If breaking the piggy bank does not interest you, here are some practical suggestions.
Read to Your Children
Educators and child psychologists agree that reading to children is one of the best things you can do for developing brains. When children are presented with words and stories from an early age, it has a way of stimulating neurological functions and developing connections. Our brains are incredibly malleable from the get go. This is why learning more than one language is easiest from birth.
Broaden Their Horizons
Children who grow up participating in a variety of activities, visiting new places, and experiencing a diverse series of relationships gain invaluable life lessons.
And, despite what you may think, it doesn’t have to cost a fortune. Paris does not have the market cornered on cultural enrichment. Everyone has places within driving distance that can be discovered for the fist time.
Activities don’t have to come in the form of hundreds of dollars in registration fees. Take advantage of your local library’s programming, see what your parks and recreation department has to offer, and try out something new like flying a kite, putting together a puzzle, or Geocaching.
Emphasize Education from an Early Age
Now, to be clear, emphasizing education does not mean you must hound, nag, demand, or browbeat. These methods have been tried, and have a poor track record. Placing a healthy emphasis on education means your child knows you care and expect them to put forth their best effort in their studies.
This is a character trait best developed from an early age. Maintaining a balance that allows students to foster of sense of independence and ownership of their studies with appropriate levels of parental accountability is crucial.
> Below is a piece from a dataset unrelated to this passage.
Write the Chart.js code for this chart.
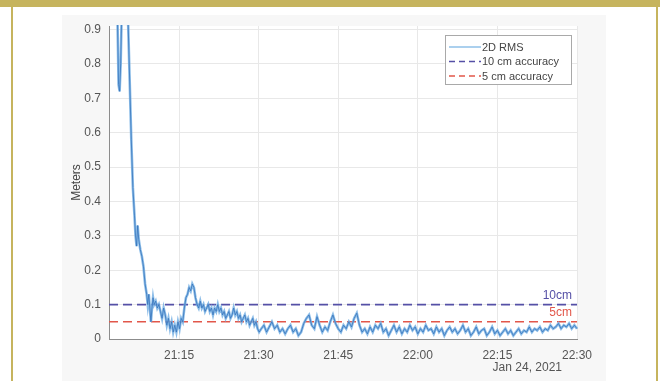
<!DOCTYPE html>
<html>
<head>
<meta charset="utf-8">
<script src="https://cdn.jsdelivr.net/npm/chart.js@4/dist/chart.umd.min.js"></script>
<style>
  html, body { margin: 0; padding: 0; background: #ffffff; }
  body { width: 660px; height: 381px; position: relative; overflow: hidden; }
  .gold { position: absolute; background: #c6b45e; }
  #frameTop { left: 0; top: 0; width: 660px; height: 7px; }
  #frameLeft { left: 11px; top: 0; width: 2px; height: 381px; }
  #frameRight { left: 656px; top: 0; width: 2px; height: 381px; }
  #figure { position: absolute; left: 62px; top: 15px; width: 544px; height: 366px; background: #f7f7f7; }
  #wrap { position: absolute; left: 0; top: 0; width: 660px; height: 381px; }
</style>
</head>
<body>
<div class="gold" id="frameTop"></div>
<div class="gold" id="frameLeft"></div>
<div class="gold" id="frameRight"></div>
<div id="figure"></div>
<div id="wrap"><canvas id="chart" width="660" height="381"></canvas></div>
<script>
// Minutes after 21:00 on the session day
const minutes = [
  3.4, 3.6, 3.8, 4.0, 4.2, 4.5, 5.0, 5.4, 5.7, 6.0, 6.3, 6.6, 6.8, 7.0, 7.2, 7.4, 7.7, 8.0, 8.3, 8.6,
  8.9, 9.1, 9.3, 9.5, 9.7, 9.9, 10.1, 10.3, 10.6, 10.9, 11.2, 11.5, 11.8, 12.1, 12.4, 12.7, 13.0, 13.3, 13.6, 13.9,
  14.2, 14.5, 14.8, 15.1, 15.4, 15.7, 16.0, 16.3, 16.6, 16.9, 17.2, 17.5, 17.8, 18.1, 18.4, 18.7, 19.0, 19.3, 19.6, 19.9,
  20.2, 20.5, 20.8, 21.1, 21.4, 21.7, 22.0, 22.3, 22.6, 22.9, 23.2, 23.5, 23.8, 24.1, 24.4, 24.7, 25.0, 25.3, 25.6, 25.9,
  26.2, 26.5, 26.8, 27.1, 27.4, 27.7, 28.0, 28.3, 28.6, 28.9, 29.2, 29.5, 29.8, 30.1,
  30.5, 31.0, 31.5, 32.0, 32.5, 33.0, 33.5, 34.0, 34.5, 35.0, 35.5, 36.0, 36.5, 37.0, 37.5, 38.0, 38.5, 39.0, 39.5, 40.0,
  40.5, 41.0, 41.5, 42.0, 42.5, 43.0, 43.5, 44.0, 44.5, 45.0, 45.5, 46.0, 46.5, 47.0, 47.5, 48.0, 48.5, 49.0, 49.5, 50.0,
  50.5, 51.0, 51.5, 52.0, 52.5, 53.0, 53.5, 54.0, 54.5, 55.0, 55.5, 56.0, 56.5, 57.0, 57.5, 58.0, 58.5, 59.0, 59.5, 60.0,
  60.5, 61.0, 61.5, 62.0, 62.5, 63.0, 63.5, 64.0, 64.5, 65.0, 65.5, 66.0, 66.5, 67.0, 67.5, 68.0, 68.5, 69.0, 69.5, 70.0,
  70.5, 71.0, 71.5, 72.0, 72.5, 73.0, 73.5, 74.0, 74.5, 75.0, 75.5, 76.0, 76.5, 77.0, 77.5, 78.0, 78.5, 79.0, 79.5, 80.0,
  80.5, 81.0, 81.5, 82.0, 82.5, 83.0, 83.5, 84.0, 84.5, 85.0, 85.5, 86.0, 86.5, 87.0, 87.5, 88.0, 88.5, 89.0, 89.5, 90.0
];

// 2D RMS position error, metres
const rms2d = [
  0.93, 0.74, 0.72, 0.80, 0.95, 1.10, 1.05, 0.92, 0.75, 0.58, 0.44, 0.36, 0.30, 0.27, 0.33, 0.29, 0.26, 0.24, 0.21, 0.16,
  0.13, 0.10, 0.13, 0.09, 0.05, 0.09, 0.12, 0.10, 0.11, 0.09, 0.10, 0.08, 0.06, 0.09, 0.07, 0.04, 0.06, 0.03, 0.05, 0.02,
  0.04, 0.02, 0.05, 0.03, 0.06, 0.05, 0.09, 0.12, 0.13, 0.15, 0.14, 0.16, 0.15, 0.12, 0.10, 0.09, 0.11, 0.09, 0.10, 0.08,
  0.09, 0.10, 0.08, 0.09, 0.07, 0.09, 0.08, 0.10, 0.08, 0.09, 0.07, 0.08, 0.06, 0.07, 0.08, 0.06, 0.07, 0.09, 0.07, 0.08,
  0.06, 0.07, 0.05, 0.06, 0.07, 0.05, 0.06, 0.04, 0.05, 0.06, 0.04, 0.05, 0.03, 0.02,
  0.03, 0.04, 0.02, 0.035, 0.05, 0.03, 0.04, 0.02, 0.03, 0.015, 0.03, 0.04, 0.02, 0.03, 0.01, 0.02, 0.045, 0.06, 0.07, 0.04,
  0.03, 0.065, 0.04, 0.02, 0.035, 0.025, 0.05, 0.07, 0.045, 0.03, 0.02, 0.04, 0.03, 0.05, 0.035, 0.06, 0.075, 0.04, 0.02, 0.03,
  0.015, 0.035, 0.02, 0.04, 0.03, 0.045, 0.02, 0.03, 0.01, 0.025, 0.04, 0.02, 0.035, 0.015, 0.03, 0.02, 0.04, 0.025, 0.035, 0.015,
  0.03, 0.02, 0.04, 0.025, 0.03, 0.015, 0.035, 0.02, 0.03, 0.01, 0.025, 0.035, 0.02, 0.03, 0.015, 0.025, 0.04, 0.02, 0.03, 0.01,
  0.02, 0.035, 0.015, 0.025, 0.03, 0.01, 0.02, 0.035, 0.015, 0.025, 0.01, 0.02, 0.03, 0.015, 0.025, 0.01, 0.02, 0.03, 0.015, 0.025,
  0.02, 0.035, 0.02, 0.03, 0.025, 0.035, 0.02, 0.03, 0.025, 0.04, 0.03, 0.035, 0.045, 0.03, 0.04, 0.035, 0.045, 0.03, 0.04, 0.03
];

// Accuracy thresholds drawn across the whole session
const limitSpan = [1.8, 90];
const tenCmLimit = [0.1, 0.1];
const fiveCmLimit = [0.05, 0.05];

// Axis ticks
const xTickMinutes = [15, 30, 45, 60, 75, 90];
const xTickLabels = ['21:15', '21:30', '21:45', '22:00', '22:15', '22:30'];
const yTickValues = [0, 0.1, 0.2, 0.3, 0.4, 0.5, 0.6, 0.7, 0.8, 0.9];
const yTickLabels = ['0', '0.1', '0.2', '0.3', '0.4', '0.5', '0.6', '0.7', '0.8', '0.9'];
const dateLabel = 'Jan 24, 2021';

const seriesNames = ['2D RMS', '10 cm accuracy', '5 cm accuracy'];
const limitTags = ['10cm', '5cm'];

const FONT = '"Liberation Sans", Arial, sans-serif';
const BLUE_LIGHT = 'rgba(120,178,228,0.85)';
const BLUE_DARK = '#3674bb';
const PURPLE = '#5550a6';
const RED = '#e2574a';

const rmsPoints = minutes.map((m, i) => ({ x: m, y: rms2d[i] }));
const tenPoints = limitSpan.map((m, i) => ({ x: m, y: tenCmLimit[i] }));
const fivePoints = limitSpan.map((m, i) => ({ x: m, y: fiveCmLimit[i] }));

const plotBackground = {
  id: 'plotBackground',
  beforeDraw(chart) {
    const { ctx, chartArea: a } = chart;
    ctx.save();
    ctx.fillStyle = '#ffffff';
    ctx.fillRect(a.left, a.top, a.right - a.left, a.bottom - a.top);
    ctx.restore();
  }
};

const annotations = {
  id: 'annotations',
  afterDraw(chart) {
    const { ctx } = chart;
    const xs = chart.scales.x, ys = chart.scales.y;
    ctx.save();
    // threshold tags at the right end
    ctx.font = '12px ' + FONT;
    ctx.textAlign = 'right';
    ctx.textBaseline = 'bottom';
    ctx.fillStyle = PURPLE;
    ctx.fillText(limitTags[0], xs.right - 5, ys.getPixelForValue(tenCmLimit[1]) - 3);
    ctx.fillStyle = RED;
    ctx.fillText(limitTags[1], xs.right - 5, ys.getPixelForValue(fiveCmLimit[1]) - 3);

    // date under the time axis
    ctx.fillStyle = '#555555';
    ctx.textBaseline = 'middle';
    ctx.fillText(dateLabel, xs.right - 15, 368);

    // legend box
    const bx = 445.5, by = 35.5, bw = 126, bh = 49;
    ctx.fillStyle = '#ffffff';
    ctx.fillRect(bx, by, bw, bh);
    ctx.strokeStyle = '#a9a9a9';
    ctx.lineWidth = 1;
    ctx.strokeRect(bx, by, bw, bh);
    const rows = [47, 61.5, 76];
    const styles = [
      { color: '#8fc0e8', dash: [] },
      { color: PURPLE, dash: [6, 4] },
      { color: RED, dash: [6, 4] }
    ];
    ctx.font = '11px ' + FONT;
    ctx.textAlign = 'left';
    ctx.textBaseline = 'middle';
    rows.forEach((ry, i) => {
      ctx.beginPath();
      ctx.setLineDash(styles[i].dash);
      ctx.strokeStyle = styles[i].color;
      ctx.lineWidth = 1.5;
      ctx.moveTo(449, ry);
      ctx.lineTo(481, ry);
      ctx.stroke();
      ctx.setLineDash([]);
      ctx.fillStyle = '#444444';
      ctx.fillText(seriesNames[i], 482, ry + 0.5);
    });
    ctx.restore();
  }
};

new Chart(document.getElementById('chart'), {
  type: 'line',
  data: {
    datasets: [
      {
        label: seriesNames[0],
        data: rmsPoints,
        borderColor: BLUE_DARK,
        borderWidth: 0.8,
        pointRadius: 0,
        tension: 0,
        clip: 1
      },
      {
        label: seriesNames[0] + ' band',
        data: rmsPoints,
        borderColor: BLUE_LIGHT,
        borderWidth: 2.6,
        pointRadius: 0,
        tension: 0,
        clip: 1
      },
      {
        label: seriesNames[1],
        data: tenPoints,
        borderColor: PURPLE,
        borderWidth: 1.8,
        borderDash: [9, 5],
        pointRadius: 0
      },
      {
        label: seriesNames[2],
        data: fivePoints,
        borderColor: RED,
        borderWidth: 1.6,
        borderDash: [9, 5],
        pointRadius: 0
      }
    ]
  },
  options: {
    responsive: false,
    animation: false,
    events: [],
    layout: { padding: { left: 65, right: 83, top: 26, bottom: 0 } },
    plugins: { legend: { display: false }, tooltip: { enabled: false } },
    scales: {
      x: {
        type: 'linear',
        min: limitSpan[0],
        max: limitSpan[1],
        afterFit(scale) { scale.height = 42; },
        afterBuildTicks(scale) { scale.ticks = xTickMinutes.map(v => ({ value: v })); },
        ticks: {
          padding: 9,
          color: '#555555',
          font: { family: FONT, size: 12 },
          maxRotation: 0,
          autoSkip: false,
          callback: (v) => xTickLabels[xTickMinutes.indexOf(v)]
        },
        grid: { color: '#e8e8e8', drawTicks: false },
        border: { color: '#8c8c8c', width: 1 }
      },
      y: {
        type: 'linear',
        min: 0,
        max: 0.91,
        afterFit(scale) { scale.width = 44; },
        afterBuildTicks(scale) { scale.ticks = yTickValues.map(v => ({ value: v })); },
        ticks: {
          padding: 8,
          color: '#555555',
          font: { family: FONT, size: 12 },
          autoSkip: false,
          callback: (v) => yTickLabels[yTickValues.indexOf(v)]
        },
        grid: { color: '#e8e8e8', drawTicks: false },
        border: { color: '#8c8c8c', width: 1 },
        title: {
          display: true,
          text: 'Meters',
          color: '#444444',
          font: { family: FONT, size: 12 },
          padding: { top: 4, bottom: 4 }
        }
      }
    }
  },
  plugins: [plotBackground, annotations]
});
</script>
</body>
</html>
When Grades (Really) Matter
Let’s be honest, a report card with straight ‘A’s’ makes everyone’s heart warm. It’s important to remember that, through middle school, students are learning how to learn, creating good habits, developing study skills, and understanding what teachers expect. When students enter high school, the stakes change. Colleges evaluate student transcripts beginning in 9th grade, which is when GPA’s (grade point averages) are calculated.
Parents do well by grooming students along the way, rather than placing unrealistic expectations upon the shoulders of their child on day one of high school. If children are first asked to perform academically in 9th grade, the opportunity to learn lessons without fear of repercussion is gone.
From an academic perspective, colleges evaluate a student’s grades and college placement exams for the purposes of admission decisions. If your student aims to attend a top tier school, they should demonstrate a strong GPA along with supporting ACT/SAT test score. Consistency between GPA and ACT/SAT scores demonstrates a student’s work ethic and natural aptitude – something colleges like to see.
Additionally, admission counselors also evaluate what a student does outside of the classroom. While many choose to try to do “a little bit of everything,” it is suggested that students demonstrate ongoing levels of growth and increasing levels of improvement with more of a singular focus.
Trying to do everything well is an unrealistic challenge for most students. For a student interested in veterinary science, working several years for a local veterinarian and showing increasing levels of responsibility tell a powerful story. A strong recommendation is very helpful as well.
Parents should remember that schools like Princeton, Harvard, and Yale turn down many valedictorians every year. There are plenty of wonderful, rigorous college environments out there. Students should do their research and select a handful to visit in person. Comfort level and fit are incredibly important factors when selecting a college.
And remember, a wise college counselor once said – College is not a race to be won, but a match to be made.